On a different sort of death sentence – Katy Waldman in The New Yorker:

‘The Calvino of “Crossed Destinies” is a familiar one, the magical realist with a playful approach to the author-narrator-reader relationship. But the book also captures one of his spinier qualities: his aura of danger. He likes to pry things open, often in uncomfortable ways; “Crossed Destinies” throws together characters who can communicate only through tarot cards, and ends when the deck scatters, along with their identities. This is formal violence, the story flying apart like a tossed hand, but a bodily analogue is never far away: one man describes being dismembered, how “sharp blades . . . tore him to pieces.” And yet, because much of Calvino’s cruelty is abstracted, it seems free of malice, which makes it all the more magnetic. Even before they disintegrate, the characters in “Crossed Destinies” are subject to bizarre structural rigors: pulled from the forest, stripped of their voices, severed from their pasts. When brutality occurs at the level of form, flashing in every choice (or “renunciation”), it can surface how narrative is not just an act of creation but—for the unseen, unwritten alternative—a death sentence.’

(…)

‘Calvino’s own raven came in 1985. Since then, he has acquired the veneer of cultish allure that I associate with authors—David Foster Wallace, John Kennedy Toole, J. D. Salinger—who are frequently name-checked on Reddit. He is clever and protean, and his metafiction has a galaxy-brain swagger. (The novel “If on a Winter’s Night a Traveler” begins ten times; its fragments are bound by a frame featuring You, the Reader, as well as an enchanting Other Reader named Ludmilla.) But Calvino’s work, which concerns the romance and frustration of the inexpressible, rarely feels gimmicky; it affords too much respect to the void.’

(…)

‘Calvino’s early biography, which plays a role in his mythos, may be relevant here. He grew up affluent on a working farm in San Remo, surrounded by the area’s thick woods and by the avocados and grapefruits that his father, an experimental agronomist, improbably grew. Calvino’s parents were exacting, emotionally reserved, and politically committed. After Germany invaded, in 1943, he joined the Italian Resistance; he fought for more than a year with the Garibaldi Brigade while the Nazis held his parents hostage. (They were later released.) When the war ended, Calvino settled in Turin, where he threw himself into the workers’ movement and began publishing short fiction.

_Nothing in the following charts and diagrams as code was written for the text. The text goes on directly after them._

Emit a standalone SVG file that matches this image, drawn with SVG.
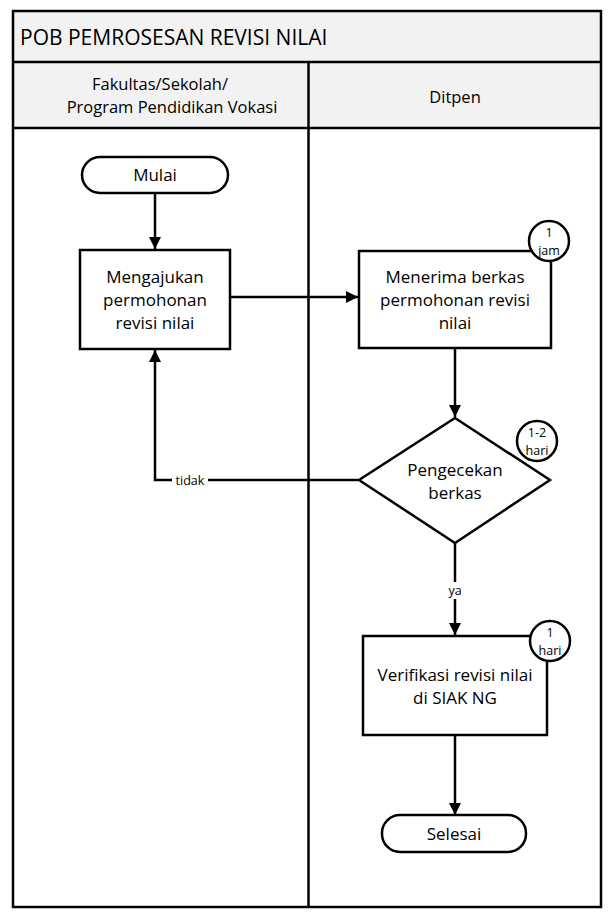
<svg xmlns="http://www.w3.org/2000/svg" width="614" height="920" viewBox="0 0 614 920">
<defs>
<style>
text{font-family:"Open Sans","Noto Sans",sans-serif;fill:#000}
.t{font-size:17px;text-anchor:middle}
.h{font-size:16.5px;text-anchor:middle}
.s{font-size:12.5px;text-anchor:middle}
.b{fill:#fff;stroke:#000;stroke-width:2.5}
.l{fill:none;stroke:#000;stroke-width:2.5}
.f{fill:none;stroke:#000;stroke-width:2.5}
</style>
<marker id="ah" markerWidth="12" markerHeight="12" viewBox="0 0 12 12" refX="12" refY="6" orient="auto" markerUnits="userSpaceOnUse">
<path d="M0,0 L12,6 L0,12 z" fill="#000"/>
</marker>
</defs>
<rect x="0" y="0" width="614" height="920" fill="#fff"/>
<g id="frame">
<rect x="13" y="11" width="588" height="117" fill="#f2f2f2"/>
<rect x="13" y="11" width="588" height="896" class="f"/>
<line x1="13" y1="62" x2="601" y2="62" class="f"/>
<line x1="13" y1="128" x2="601" y2="128" class="f"/>
<line x1="308.5" y1="62" x2="308.5" y2="907" class="f"/>
<text x="20" y="45" style="font-size:21px">POB PEMROSESAN REVISI NILAI</text>
<text x="160" y="90" class="h">Fakultas/Sekolah/</text>
<text x="172" y="113" class="h">Program Pendidikan Vokasi</text>
<text x="455" y="103" class="h">Ditpen</text>
</g>
<g id="connectors">
<line x1="155" y1="193" x2="155" y2="249" class="l" marker-end="url(#ah)"/>
<line x1="230" y1="297" x2="358" y2="297" class="l" marker-end="url(#ah)"/>
<line x1="455" y1="348" x2="455" y2="417" class="l" marker-end="url(#ah)"/>
<polyline points="358,480 155,480 155,350" class="l" marker-end="url(#ah)"/>
<rect x="172" y="472" width="36" height="16" fill="#fff"/>
<text x="190" y="485" class="s">tidak</text>
<line x1="455" y1="543" x2="455" y2="635" class="l" marker-end="url(#ah)"/>
<rect x="444" y="582" width="22" height="17" fill="#fff"/>
<text x="455" y="595" class="s">ya</text>
<line x1="455" y1="735" x2="455" y2="815" class="l" marker-end="url(#ah)"/>
</g>
<g id="mulai">
<rect x="82" y="157" width="146" height="36" rx="18" class="b"/>
<text x="155" y="181" class="t">Mulai</text>
</g>
<g id="mengajukan">
<rect x="80" y="250" width="150" height="99" class="b"/>
<text x="155" y="283" class="t">Mengajukan</text>
<text x="155" y="306" class="t">permohonan</text>
<text x="155" y="329" class="t">revisi nilai</text>
</g>
<g id="menerima">
<rect x="359" y="251" width="192" height="97" class="b"/>
<text x="455" y="283" class="t">Menerima berkas</text>
<text x="455" y="306" class="t">permohonan revisi</text>
<text x="455" y="329" class="t">nilai</text>
<circle cx="549" cy="241" r="20" class="b"/>
<text x="549" y="237" class="s">1</text>
<text x="549" y="255" class="s">jam</text>
</g>
<g id="pengecekan">
<polygon points="455,418 550,480 455,543 359,480" class="b"/>
<text x="455" y="476" class="t">Pengecekan</text>
<text x="455" y="499" class="t">berkas</text>
<circle cx="537" cy="441" r="20" class="b"/>
<text x="537" y="437" class="s">1-2</text>
<text x="537" y="455" class="s">hari</text>
</g>
<g id="verifikasi">
<rect x="363" y="636" width="184" height="99" class="b"/>
<text x="455" y="681" class="t">Verifikasi revisi nilai</text>
<text x="455" y="704" class="t">di SIAK NG</text>
<circle cx="550" cy="641" r="20" class="b"/>
<text x="550" y="637" class="s">1</text>
<text x="550" y="655" class="s">hari</text>
</g>
<g id="selesai">
<rect x="382" y="815" width="144" height="37" rx="18" class="b"/>
<text x="454" y="840" class="t">Selesai</text>
</g>
</svg>
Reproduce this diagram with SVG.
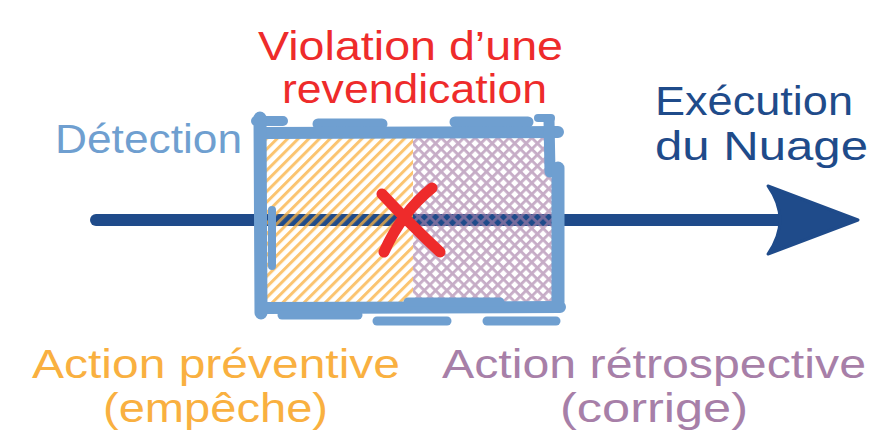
<svg xmlns="http://www.w3.org/2000/svg" width="872" height="442" viewBox="0 0 872 442">
  <defs>
    <pattern id="hatch-orange" patternUnits="userSpaceOnUse" width="7.5" height="7.5" patternTransform="rotate(45)">
      <rect x="0" y="0" width="3" height="7.5" fill="#f9b040"/>
    </pattern>
    <pattern id="hatch-purple" patternUnits="userSpaceOnUse" width="8" height="8" patternTransform="rotate(45)">
      <rect x="0" y="0" width="2.8" height="8" fill="#a77fa8"/>
      <rect x="0" y="0" width="8" height="2.8" fill="#a77fa8"/>
    </pattern>
    <style>
      .lbl { font-family: "Liberation Sans", Arial, sans-serif; font-size: 40px; }
      .red { fill: #ee2b2b; }
      .lblue { fill: #6f9fd0; }
      .dblue { fill: #1f4b8a; }
      .orange { fill: #f9b040; }
      .purple { fill: #a77fa8; }
      .edge { stroke: #6f9fd0; stroke-linecap: round; fill: none; }
    </style>
  </defs>

  <!-- timeline arrow -->
  <g id="connectors">
    <line x1="96" y1="220" x2="782" y2="220" stroke="#1f4b8a" stroke-width="12" stroke-linecap="round"/>
    <path d="M768,186 L858,220 L768,254 Q792,220 768,186 Z" fill="#1f4b8a" stroke="#1f4b8a" stroke-width="3" stroke-linejoin="round"/>
  </g>

  <!-- claim violation window -->
  <g id="window">
    <rect x="265" y="128" width="148" height="178" fill="url(#hatch-orange)" opacity="0.75"/>
    <rect x="413" y="131" width="141" height="174" fill="url(#hatch-purple)" opacity="0.65"/>
    <g class="edge">
      <path d="M256,121 H283" stroke-width="10"/>
      <path d="M318,124 H382" stroke-width="11"/>
      <path d="M455,122 H528" stroke-width="11"/>
      <path d="M538,118 H551" stroke-width="8"/>
      <path d="M262,133 L558,132" stroke-width="12"/>
      <path d="M260,118 L261,313" stroke-width="13"/>
      <path d="M272,210 V266" stroke-width="8"/>
      <path d="M549,120 L550,172" stroke-width="11"/>
      <path d="M558,168 L558,302" stroke-width="13"/>
      <path d="M262,308 L560,307" stroke-width="12"/>
      <path d="M408,302 H500" stroke-width="9"/>
      <path d="M282,315 H358" stroke-width="9"/>
      <path d="M377,321 H447" stroke-width="9"/>
      <path d="M487,321 H556" stroke-width="9"/>
    </g>
    <g stroke="#ee2b2b" stroke-linecap="round" fill="none" stroke-width="11">
      <path d="M382,194 Q412,226 440,252"/>
      <path d="M432,188 Q402,212 384,252"/>
    </g>
  </g>

  <g id="violation">
    <text class="lbl red" x="258" y="60" textLength="305" lengthAdjust="spacingAndGlyphs">Violation d’une</text>
    <text class="lbl red" x="282" y="103" textLength="265" lengthAdjust="spacingAndGlyphs">revendication</text>
  </g>

  <g id="detection">
    <text class="lbl lblue" x="55" y="153" textLength="187" lengthAdjust="spacingAndGlyphs">Détection</text>
  </g>

  <g id="execution">
    <text class="lbl dblue" x="655" y="115" textLength="198" lengthAdjust="spacingAndGlyphs">Exécution</text>
    <text class="lbl dblue" x="655" y="160" textLength="213" lengthAdjust="spacingAndGlyphs">du Nuage</text>
  </g>

  <g id="preventive">
    <text class="lbl orange" x="32" y="378" textLength="368" lengthAdjust="spacingAndGlyphs">Action préventive</text>
    <text class="lbl orange" x="103" y="422" textLength="225" lengthAdjust="spacingAndGlyphs">(empêche)</text>
  </g>

  <g id="retrospective">
    <text class="lbl purple" x="442" y="378" textLength="424" lengthAdjust="spacingAndGlyphs">Action rétrospective</text>
    <text class="lbl purple" x="560" y="422" textLength="188" lengthAdjust="spacingAndGlyphs">(corrige)</text>
  </g>
</svg>
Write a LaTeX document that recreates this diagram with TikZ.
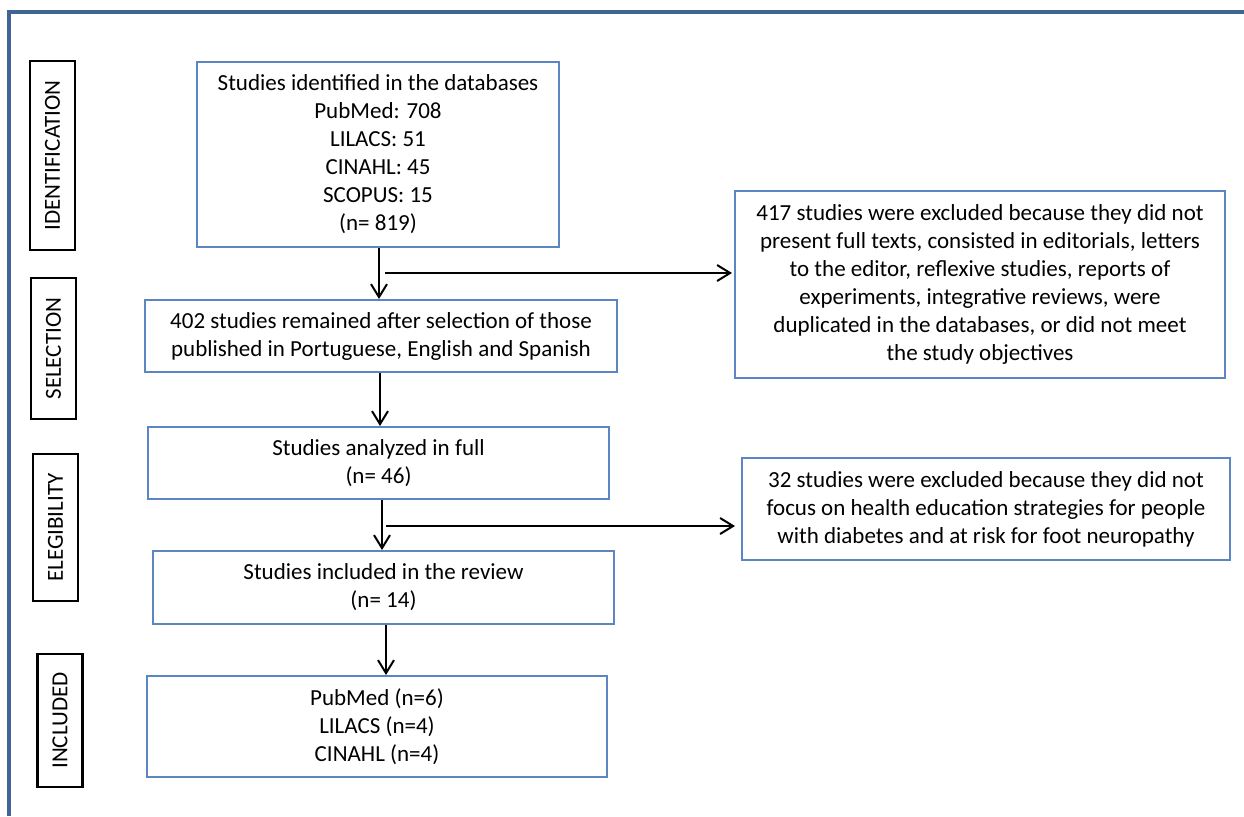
\documentclass[tikz,border=0pt]{standalone}
\usepackage{fontspec}
\setmainfont{Carlito}
\usepackage{tikz}
\usetikzlibrary{arrows.meta,positioning,calc}
\definecolor{caixaazul}{HTML}{5B86C3}
\definecolor{moldura}{HTML}{3F6595}
\tikzset{
    caixa/.style={
        rectangle,
        draw=caixaazul,
        line width=1pt,
        align=center,
        inner sep=0pt
    },
    etapa/.style={
        rectangle,
        draw=black,
        line width=1.4pt,
        rotate=90,
        inner sep=0pt,
        minimum height=22.5pt
    },
    fluxo/.style={-{Straight Barb[length=6.5pt,width=8pt]}, line width=1pt}
}

\begin{document}
\begin{tikzpicture}[x=0.5pt, y=-0.5pt, font=\fontsize{11.5pt}{14pt}\selectfont]
        \useasboundingbox (0,0) rectangle (1244,816);
        \draw[moldura, line width=2pt] (9,816) -- (9,12) -- (1244,12);

        % etapas
        \node[etapa, minimum width=94.5pt] (ident) at (52.5,155.5) {IDENTIFICATION};
        \node[etapa, minimum width=70.5pt] (selec) at (53.5,348.5) {SELECTION};
        \node[etapa, minimum width=73.5pt] (eleg) at (55.5,527.5) {ELEGIBILITY};
        \node[etapa, minimum width=66.5pt] (incl) at (60,720.5) {INCLUDED};

        % caixas principais
        \node[caixa, minimum width=181pt, minimum height=92.5pt] (bases) at (378,154.5)
            {Studies identified in the databases\\PubMed: 708\\LILACS: 51\\CINAHL: 45\\SCOPUS: 15\\(n= 819)};
        \node[caixa, minimum width=236pt, minimum height=36pt] (idioma) at (381,336)
            {402 studies remained after selection of those\\published in Portuguese, English and Spanish};
        \node[caixa, minimum width=230.5pt, minimum height=36pt] (analise) at (378.5,463)
            {Studies analyzed in full\\(n= 46)};
        \node[caixa, minimum width=230.5pt, minimum height=36.5pt] (revisao) at (383.5,587.5)
            {Studies included in the review\\(n= 14)};
        \node[caixa, minimum width=230pt, minimum height=50.5pt] (finais) at (377,726.5)
            {PubMed (n=6)\\LILACS (n=4)\\CINAHL (n=4)};

        % exclusoes
        \node[caixa, minimum width=245pt, minimum height=93.5pt] (excl1) at (980,284.5)
            {417 studies were excluded because they did not\\present full texts, consisted in editorials, letters\\to the editor, reflexive studies, reports of\\experiments, integrative reviews, were\\duplicated in the databases, or did not meet\\the study objectives};
        \node[caixa, minimum width=244pt, minimum height=51pt] (excl2) at (986,509)
            {32 studies were excluded because they did not\\focus on health education strategies for people\\with diabetes and at risk for foot neuropathy};

        \coordinate (desvio1) at (385,273);
        \coordinate (desvio2) at (386,526);

        \draw[fluxo] (379,0 |- bases.south) -- (379,0 |- idioma.north);
        \draw[fluxo] (desvio1) -- ($(desvio1 -| excl1.west)+(-2,0)$);
        \draw[fluxo] (380,0 |- idioma.south) -- (380,0 |- analise.north);
        \draw[fluxo] (382,0 |- analise.south) -- (382,0 |- revisao.north);
        \draw[fluxo] (desvio2) -- ($(desvio2 -| excl2.west)+(-6,0)$);
        \draw[fluxo] (386,0 |- revisao.south) -- (386,0 |- finais.north);
    \end{tikzpicture}
\end{document}
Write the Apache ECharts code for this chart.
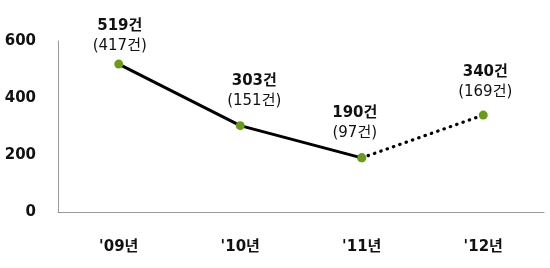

Giulio Einaudi, the influential publisher, smoothed Calvino’s introduction to members of the intellectual left, including Natalia Ginzburg and Cesare Pavese, who would become a close friend and mentor. As a novelist, Calvino initially practiced neorealism. In 1954, though, Einaudi gave him an assignment: gather folktales and fairy tales from across Italy, translate them from their native dialects, and convene them in a single volume. The Grimm-like project was an education in the building blocks of stories, in their uncanny, recombinatory power.’

(…)

‘ Instead of awe, the reader of “Last Comes the Raven” registers a bloom of social feelings: sympathy, recognition, curiosity. When a character is cruel, she possesses a motivation. When she suffers, historical circumstances can help illuminate her pain. The book’s particular milieu—neighborhoods that have been scarred by the Italian civil war of the mid-twentieth century—may already be familiar to many American readers, thanks to the Neapolitan quartet, a series of blockbuster novels by the writer Elena Ferrante. (Ferrante’s translator, Ann Goldstein, is one of five to render these Calvino stories into English.) “My Brilliant Friend,” the first of the novels, was striking for how it mapped changes in its young characters’ thinking: Lenù, the narrator, initially understands her world as a child might, via ogres and enchanted shoes; only later does she connect the violence she senses with her city’s political past. Calvino’s work moves in the opposite direction, away from temporal or geographical coördinates and toward the elemental gloom of fairy tales. Was he flinching from trauma, one wonders, or sublimating it? Then again, why choose?’

Read the article here.

So why exactly should the narrative be a death sentence? It condemns to death every detail that the narrator didn’t deem worthy of mentioning.

What we don’t remember might be the most important thing to remember. If that’s the case, then we could say: what we don’t tell is the most important part of the narrative. What’s left out is the core of the story, what we readers don’t know, yet we are able to assume a thing or two, our suspicions, that’s what’s storytelling (the novel) is all about.